Bearing News

Oct. 2 ALICE Drill provokes questions to make drill more realistic

Students walk from the building to the practice fields during the ALICE Drill Oct. 2. Photo by Maya Bell.

Yesterday during first period, RBHS Assistant Principal Lisa Nieuwenhuizen announced over the intercom the start of the Alert, Lock down, Inform, Counter, and Evacuate (ALICE) Drill.

The goal of the ALICE Drill is for students and staff to prepare and evacuate the building efficiently in case of a school shooting, Director of Security John White said.

“School safety and active shooter stuff is constantly evolving,” White said. “When I started just seven years ago, we didn’t lock any doors. We’ve moved from being completely open and not doing any intruder drills to completely locking the doors and doing intruder drills.”

“When I started doing just the drill with students involved, there was a little bit of push back from some parents who didn’t think it was a very great idea. I think you’d be surprised to how many “no’s” there were.”

Director of Security John White

White said overall students at RBHS are improving in drills, especially after facing it for many years at CPS; however, he also said there is always room for improvement. If it is impossible to leave the classroom, barricading the doors is paramount to slow the intruder and give students more time to prepare, and if necessary, arm themselves, White said. Additionally, student should be more discreet when escaping the building to not attract any unwanted attention.

The day of the drill

Just past 9 a.m, all instruction, classwork and side talk cleared. United States History teacher Kimberly Thielen-Metcalf motioned toward the doors in a frenzy and said, “We go.”

Without question or hesitation, students left their belongings and funneled towards the doors into a jammed hallway. Above the chatter of students, staff tiptoed and waved above the crowds to tell students to use other, less congested, exits.

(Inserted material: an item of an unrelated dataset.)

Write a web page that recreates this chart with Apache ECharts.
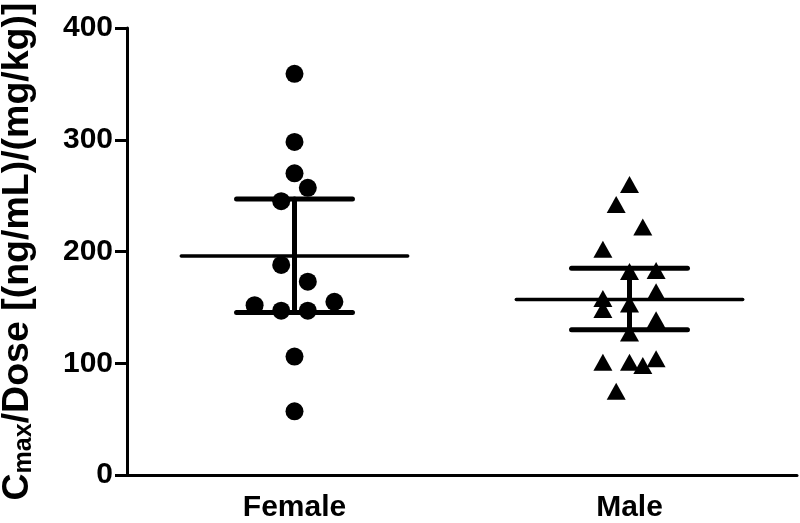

For sophomore Meaghan Cone, the drill was “a little nerve wracking,” and while she usually doesn’t take drills seriously, she felt inclined to actively participate.

“With the numerous shootings happening in the schools around the nation today, the fear has found a way to creep in,” Cone said.

Senior Carter Foust, however, experienced a different attitude from his peers and believes staff should try to enhance the drill by making it more realistic.

“While running down the hallway, I saw people walk and on their phones and didn’t even care,” Foust said. “Part of me thinks that it would be helpful if they fired blanks like they did with the teachers because it would actually make people want to prepare for it.”

What do blank shots sound like around the school?

Director of Security John White fired blanks shots in Chemistry Hallway, adjacent to the Journalism room (328)

East exterior entrance, near room 208, across the school of Journalism room

Art Hallway, directly across the Journalism room

During a teacher workday, Sept. 24, a staff only shooter drill took place where blanks were fired at different locations around to school. The purpose of the blanks was to inform teachers how gunfire might sound like White said.

Chemistry teacher Sarah Laster said she was startled at the loud pop she heard when the blank was fired near her classroom. Growing up on a farm, Laster heard gunfire before; however, she felt the noise was more pronounced because of the ricochets from walls. Besides the noise,  Laster said the smell and sight of smoke was unexpectedly distinct and conspicuous to her as well.

After the practice, all teachers and staff gathered in the Main Gym where they discussed their experience as well as asked further questions to White.

“I know that there are people who will disagree with me, but I really think we should consider doing this very exercise with kids in the building,” Physics teacher Malcolm Smith said. “I think they need to hear this.”

Smith’s comment was met with nodding heads from other faculty; however, White said he doesn’t think it’s possible.

“When I started doing just the drill with students involved, there was a little bit of push back from some parents who didn’t think it was a very great idea,” White said. “ I think you’d be surprised to how many “no’s” there were.”

Although Foust understands there would be opposition, he said it’s still worth it to try because of the unstopping shooter count in schools.

“I understand some people think it’s scary and that it would give them a bunch of anxiety,” Foust said,” but in a real [active shooter] situation, you would have all of that anxiety.”